Im Dezember 2004 kam es zur so genannten Orangen Revolution. Der ehemalige russlandtreue Präsident Leonid Kuchma musste dem Reformer Viktor Juschtschenko Platz machen.

Trotz Unterstützung von Seiten der EU und den USA kam es zu einer Regierungskrise.

Die wichtigsten Protagonisten des orangen Lagers –Viktor Juschtschenko und Julia Timoschenko – konnten sich aber in den folgenden Jahren nicht auf einen gemeinsamen Weg einigen, und die Hoffnungen vieler Ukrainer blieben unerfüllt.

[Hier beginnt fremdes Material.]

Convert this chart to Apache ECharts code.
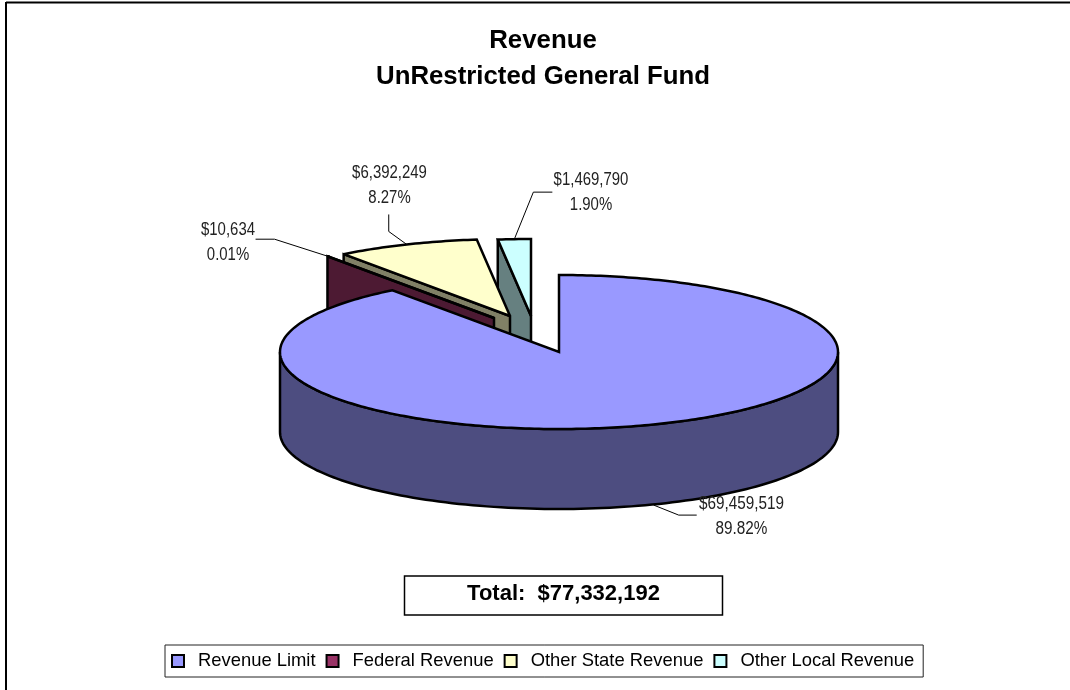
<!DOCTYPE html>
<html>
<head>
<meta charset="utf-8">
<title>Revenue</title>
<script src="https://cdn.jsdelivr.net/npm/echarts@6/dist/echarts.min.js"></script>
<style>
  html, body { margin: 0; padding: 0; background: #fff; }
  #chart { width: 1070px; height: 690px; }
</style>
</head>
<body>
<div id="chart"></div>
<script>
var categories = ['Revenue Limit', 'Federal Revenue', 'Other State Revenue', 'Other Local Revenue']
var revenue = [69459519, 10634, 6392249, 1469790]

var faceColors = ['#9999FF', '#993366', '#FFFFCC', '#CCFFFF']
var wallColors = ['#4D4D80', '#4D1A33', '#808066', '#668080']

// pie geometry, squashed ellipse with a fixed extrusion
var cx = 559
var cy = 352
var rx = 279
var ry = 77
var depth = 80
// how far each slice is pulled away from the centre
var explode = [[0, 0], [-65, -34], [-49, -36], [-28, -36]]
// leader line elbows, relative to the slice edge, then label centre
var leaders = [
  [[25, 10], [43, 10]],
  [[-53, -17], [-72, -17]],
  [[-18, -13], [-18, -30]],
  [[19, -47], [38, -47]]
]
var labelPos = [[741.5, 503], [228, 229], [389.5, 172], [591, 179]]

var total = revenue.reduce(function (a, b) { return a + b }, 0)

function money (v) {
  return '$' + String(v).replace(/\B(?=(\d{3})+$)/g, ',')
}

// angle in radians, 0 at twelve o'clock going clockwise
function onRim (i, a) {
  return [cx + explode[i][0] + rx * Math.sin(a), cy + explode[i][1] - ry * Math.cos(a)]
}

function sliceRange (i) {
  var before = 0
  for (var k = 0; k < i; k++) before += revenue[k]
  return [before / total * Math.PI * 2, (before + revenue[i]) / total * Math.PI * 2]
}

function renderSlice (i) {
  var range = sliceRange(i)
  var apex = [cx + explode[i][0], cy + explode[i][1]]
  var stroke = { stroke: '#000', lineWidth: 2.5, lineJoin: 'miter', miterLimit: 2 }
  var children = []

  // top face
  var face = [apex]
  var steps = Math.max(2, Math.ceil((range[1] - range[0]) * 60))
  for (var s = 0; s <= steps; s++) {
    face.push(onRim(i, range[0] + (range[1] - range[0]) * s / steps))
  }

  if (i === 0) {
    // front rim of the big slice
    var wall = []
    var back = []
    for (var t = 0; t <= 120; t++) {
      var p = onRim(0, Math.PI / 2 + Math.PI * t / 120)
      wall.push([p[0], p[1]])
      back.unshift([p[0], p[1] + depth])
    }
    children.push({
      type: 'polygon',
      shape: { points: wall.concat(back) },
      style: Object.assign({ fill: wallColors[0] }, stroke)
    })
  } else {
    // cut face that looks toward the viewer
    var edge = onRim(i, range[0])
    children.push({
      type: 'polygon',
      shape: { points: [apex, edge, [edge[0], edge[1] + depth], [apex[0], apex[1] + depth]] },
      style: Object.assign({ fill: wallColors[i] }, stroke)
    })
  }

  children.push({
    type: 'polygon',
    shape: { points: face },
    style: Object.assign({ fill: faceColors[i] }, stroke)
  })

  // leader line and label
  var mid = (range[0] + range[1]) / 2
  var anchor = onRim(i, mid)
  if (i === 0) anchor = [anchor[0] + 7, anchor[1] + depth]
  var line = [anchor]
  leaders[i].forEach(function (d) {
    line.push([anchor[0] + d[0], anchor[1] + d[1]])
  })
  children.push({
    type: 'polyline',
    shape: { points: line },
    style: { stroke: '#000', lineWidth: 1, fill: null }
  })
  // no narrow face installed, so the labels get squeezed sideways
  children.push({
    type: 'text',
    z2: 10,
    x: labelPos[i][0],
    y: labelPos[i][1] + 14,
    scaleX: i === 0 ? 0.85 : 0.83,
    style: {
      text: money(revenue[i]) + '\n' + (revenue[i] / total * 100).toFixed(2) + '%',
      font: '18px "Liberation Sans", Arial, sans-serif',
      lineHeight: 25,
      fill: '#222',
      align: 'center',
      verticalAlign: 'middle'
    }
  })

  return { type: 'group', children: children }
}

var myChart = echarts.init(document.getElementById('chart'), null, { renderer: 'canvas' })

myChart.setOption({
  animation: false,
  backgroundColor: '#fff',
  title: {
    text: 'Revenue\nUnRestricted General Fund',
    left: 538,
    top: 18,
    textAlign: 'center',
    textStyle: {
      fontFamily: '"Liberation Sans", Arial, sans-serif',
      fontSize: 25.8,
      fontWeight: 'bold',
      color: '#000',
      lineHeight: 36
    }
  },
  legend: {
    data: categories,
    left: 165,
    top: 645,
    orient: 'horizontal',
    icon: 'rect',
    itemWidth: 12,
    itemHeight: 12,
    itemGap: 10,
    padding: [7, 9, 7, 6],
    borderColor: '#222',
    borderWidth: 1,
    selectedMode: false,
    itemStyle: { borderColor: '#000', borderWidth: 2 },
    textStyle: {
      fontFamily: '"Liberation Sans", Arial, sans-serif',
      fontSize: 18.4,
      color: '#000',
      padding: [0, 0, 0, 9]
    }
  },
  graphic: [
    { type: 'line', shape: { x1: 6, y1: 2.5, x2: 1070, y2: 2.5 }, style: { stroke: '#000', lineWidth: 2 } },
    { type: 'line', shape: { x1: 6, y1: 2, x2: 6, y2: 690 }, style: { stroke: '#000', lineWidth: 2 } },
    {
      type: 'rect',
      shape: { x: 404.5, y: 576, width: 318, height: 39 },
      style: { fill: '#fff', stroke: '#000', lineWidth: 1.5 }
    },
    {
      type: 'text',
      style: {
        x: 563.5,
        y: 594,
        text: 'Total:  ' + money(total),
        font: 'bold 22px "Liberation Sans", Arial, sans-serif',
        fill: '#000',
        align: 'center',
        verticalAlign: 'middle'
      }
    }
  ],
  series: categories.map(function (name, i) {
    return {
      name: name,
      type: 'custom',
      coordinateSystem: 'none',
      z: categories.length - i,
      itemStyle: { color: faceColors[i] },
      data: [revenue[i]],
      renderItem: function () { return renderSlice(i) }
    }
  })
})
</script>
</body>
</html>
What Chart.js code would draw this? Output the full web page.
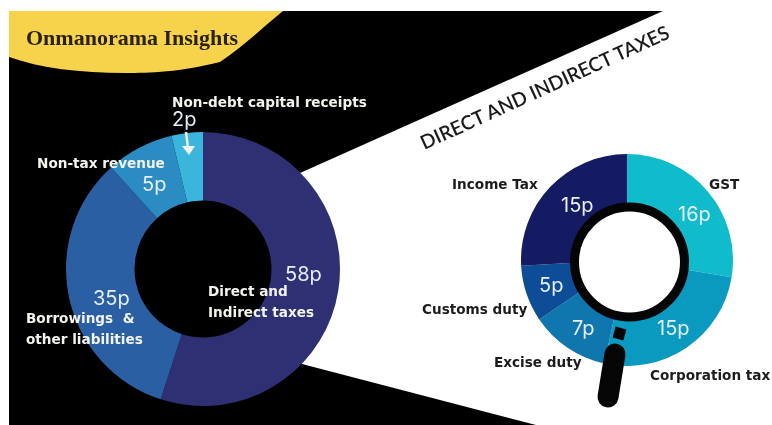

Der politischen Stagnation überdrüssig, wählten die Ukrainer Anfang 2010 Viktor Janukowitsch ins Präsidentenamt. Dieser orientiert sich stark an Russland.

Die Kontakte zwischen der Schweiz und der Ukraine reichen bis in die Zarenzeit zurück. Damals war das Gebiet der heutigen Ukraine ein Auswanderungsziel für Schweizer. So entstand die Kolonie «Zürichtal» auf der Halbinsel Krim vor rund 200 Jahren.

Wenig später gründeten Weinbauern aus der Romandie in der Gegend von Odessa eine Kolonie, die bis heute existiert.

Nach dem Zerfall der Sowjetunion anerkannte die Schweiz die Ukraine 1991 und eröffnete umgehend eine Botschaft in Kiew.

Die politische, wirtschaftliche und kulturelle Zusammenarbeit der beiden Länder ist sowohl auf bilateraler als auch multilateraler Ebene ausgezeichnet.

Zwischen 1992 und 2009 unterzeichneten die Schweiz und die Ukraine 18 Abkommen.

Die Ukraine ist Mitglied der Schweizer Stimmrechtsgruppe in der Europäischen Bank für Wiederaufbau und Entwicklung.

Die Schweiz unterstützt die Reformbestrebungen der ukrainischen Regierung. Mit jährlich 10 Mio. Franken engagiert sie sich in einer Reihe von Projekten (gute Regierungsführung, Gesundheit, nachhaltige Bewirtschaftung der Ressourcen u.a.).

Der wirtschaftliche Austausch ist trotz steigender Tendenz bescheiden. So betrugen die Exporte 2009 364 Mio. Franken, die Importe 61 Mio. Franken.